* TO DO
Retype word for word the first line of the listing and each line after it up to the line with "sample_step_s = 20", with the pictures taken out.

+---+

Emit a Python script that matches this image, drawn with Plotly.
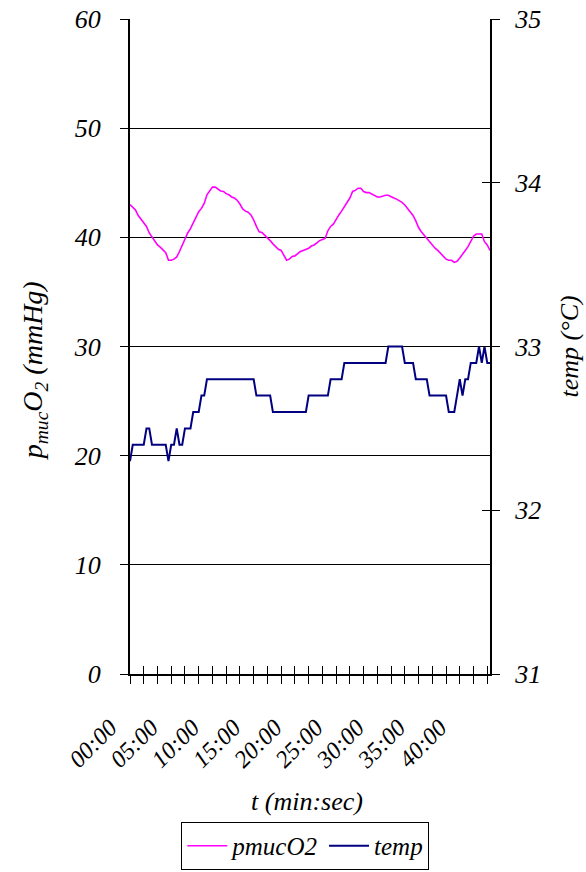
import plotly.graph_objects as go

# sampling: one reading every 20 s
sample_step_s = 20

pmuc_o2 = [
    43.0, 42.7, 42.5, 42.0, 41.65, 41.3, 41.0, 40.4, 40.0, 39.6,
    39.3, 39.1, 38.8, 38.6, 37.9, 37.9, 38.0, 38.2, 38.7, 39.3,
    39.8, 40.4, 40.8, 41.3, 41.9, 42.35, 42.65, 43.1, 43.9, 44.3,
    44.6, 44.6, 44.4, 44.25, 44.2, 44.0, 43.9, 43.7, 43.6, 43.4,
    43.05, 42.6, 42.4, 42.3, 42.05, 41.6, 41.0, 40.5, 40.45, 40.2,
    40.0, 39.7, 39.4, 39.1, 38.9, 38.8, 38.4, 37.9, 38.0, 38.25,
    38.3, 38.5, 38.7, 38.8, 38.9, 39.0, 39.2, 39.3, 39.5, 39.7,
    39.8, 39.9, 40.6, 41.0, 41.2, 41.7, 42.05, 42.4, 42.8, 43.2,
    43.6, 44.2, 44.3, 44.5, 44.5, 44.2, 44.1, 44.1, 43.97, 43.8,
    43.7, 43.7, 43.8, 43.85, 43.85, 43.7, 43.6, 43.5, 43.35, 43.2,
    42.96, 42.65, 42.3, 42.0, 41.5, 40.9, 40.5, 40.2, 39.8, 39.5,
    39.2, 39.0, 38.8, 38.5, 38.2, 38.0, 37.9, 37.9, 37.7, 37.8,
    38.1, 38.4, 38.8, 39.15, 39.6, 40.1, 40.3, 40.3, 40.3, 39.6,
    39.3, 38.8,
]

temp = [
    32.3, 32.4, 32.4, 32.4, 32.4, 32.4, 32.5, 32.5, 32.4, 32.4,
    32.4, 32.4, 32.4, 32.4, 32.3, 32.4, 32.4, 32.5, 32.4, 32.4,
    32.5, 32.5, 32.5, 32.6, 32.6, 32.6, 32.7, 32.7, 32.8, 32.8,
    32.8, 32.8, 32.8, 32.8, 32.8, 32.8, 32.8, 32.8, 32.8, 32.8,
    32.8, 32.8, 32.8, 32.8, 32.8, 32.8, 32.7, 32.7, 32.7, 32.7,
    32.7, 32.7, 32.6, 32.6, 32.6, 32.6, 32.6, 32.6, 32.6, 32.6,
    32.6, 32.6, 32.6, 32.6, 32.6, 32.7, 32.7, 32.7, 32.7, 32.7,
    32.7, 32.7, 32.7, 32.8, 32.8, 32.8, 32.8, 32.8, 32.9, 32.9,
    32.9, 32.9, 32.9, 32.9, 32.9, 32.9, 32.9, 32.9, 32.9, 32.9,
    32.9, 32.9, 32.9, 32.9, 33.0, 33.0, 33.0, 33.0, 33.0, 33.0,
    32.9, 32.9, 32.9, 32.9, 32.8, 32.8, 32.8, 32.8, 32.8, 32.7,
    32.7, 32.7, 32.7, 32.7, 32.7, 32.7, 32.6, 32.6, 32.6, 32.7,
    32.8, 32.7, 32.8, 32.8, 32.9, 32.9, 32.9, 33.0, 32.9, 33.0,
    32.9, 32.9,
]

time_s = [i * sample_step_s for i in range(len(pmuc_o2))]

# category tick marks every 100 s, labels every 5 min
tick_step_s = 100
tick_positions = list(range(0, time_s[-1] + 1, tick_step_s))
time_labels = ["00:00", "05:00", "10:00", "15:00", "20:00",
               "25:00", "30:00", "35:00", "40:00"]
label_every_s = 300
tick_text = []
for v in tick_positions:
    if v % label_every_s == 0 and v // label_every_s < len(time_labels):
        tick_text.append(time_labels[v // label_every_s])
    else:
        tick_text.append("")

FONT = "Liberation Serif, Times New Roman, serif"


def ital(size):
    return dict(family=FONT, size=size, color="black", style="italic")


fig = go.Figure()
fig.add_trace(go.Scatter(x=time_s, y=pmuc_o2, name="pmucO2", mode="lines",
                         line=dict(color="#FF00FF", width=1.6),
                         xaxis="x", yaxis="y"))
fig.add_trace(go.Scatter(x=time_s, y=temp, name="temp", mode="lines",
                         line=dict(color="#000080", width=2),
                         xaxis="x", yaxis="y2"))

xr = [0, time_s[-1]]
fig.update_layout(
    width=586, height=872,
    margin=dict(l=130, r=96, t=19, b=198, autoexpand=False),
    paper_bgcolor="white", plot_bgcolor="white",
    font=ital(26),
    showlegend=True,
    legend=dict(orientation="h", x=0.487, xanchor="center", y=-0.2992, yanchor="bottom",
                bordercolor="black", borderwidth=1, font=ital(25),
                itemwidth=40, tracegroupgap=0),
    xaxis=dict(range=xr, tickmode="array", tickvals=tick_positions, ticktext=tick_text,
               ticks="outside", ticklen=8, tickcolor="black", tickwidth=1,
               showline=True, linecolor="black", linewidth=2, showgrid=False,
               zeroline=False, tickangle=-45, tickfont=ital(24), automargin=False,
               ticklabelstandoff=20, ticklabelshift=-20),
    xaxis2=dict(range=xr, overlaying="x", anchor="y", side="bottom",
                tickmode="array", tickvals=tick_positions,
                ticks="inside", ticklen=8, tickcolor="black", tickwidth=1,
                showticklabels=False, showline=False, showgrid=False, zeroline=False),
    yaxis=dict(range=[0, 60], dtick=10, tick0=0, showgrid=True, gridcolor="black",
               gridwidth=1, showline=True, linecolor="black", linewidth=2,
               ticks="outside", ticklen=8, tickcolor="black", zeroline=False,
               tickfont=ital(26), ticklabelstandoff=14, automargin=False),
    yaxis2=dict(range=[31, 35], dtick=1, tick0=31, overlaying="y", side="right",
                anchor="x", showgrid=False, showline=True, linecolor="black",
                linewidth=2, ticks="outside", ticklen=8, tickcolor="black",
                zeroline=False, tickfont=ital(26), ticklabelstandoff=10, automargin=False),
    yaxis3=dict(range=[31, 35], dtick=1, tick0=31, overlaying="y", side="right",
                anchor="x", showgrid=False, showline=False, ticks="inside",
                ticklen=8, tickcolor="black", showticklabels=False, zeroline=False),
    annotations=[
        dict(text="t (min:sec)", xref="paper", yref="paper", x=0.4917, y=-0.1954,
             xanchor="center", yanchor="middle", showarrow=False, font=ital(26)),
        dict(text="p<sub>muc</sub>O<sub>2</sub> (mmHg)", xref="paper", yref="paper",
             x=-0.263, y=0.4626, xanchor="center", yanchor="middle", textangle=-90,
             showarrow=False, font=ital(28)),
        dict(text="temp (°C)", xref="paper", yref="paper", x=1.222, y=0.5,
             xanchor="center", yanchor="middle", textangle=-90,
             showarrow=False, font=ital(26)),
    ],
)
# invisible helper trace so the crossing-tick helper axes render
fig.add_trace(go.Scatter(x=[xr[0]], y=[31], xaxis="x2", yaxis="y3",
                         mode="markers", marker=dict(opacity=0),
                         showlegend=False, hoverinfo="skip"))

fig.write_html("out.html")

+---+

* REPLY TO THE TASK
Emit a Python script that matches this image, drawn with Plotly.
import plotly.graph_objects as go

# sampling: one reading every 20 s
sample_step_s = 20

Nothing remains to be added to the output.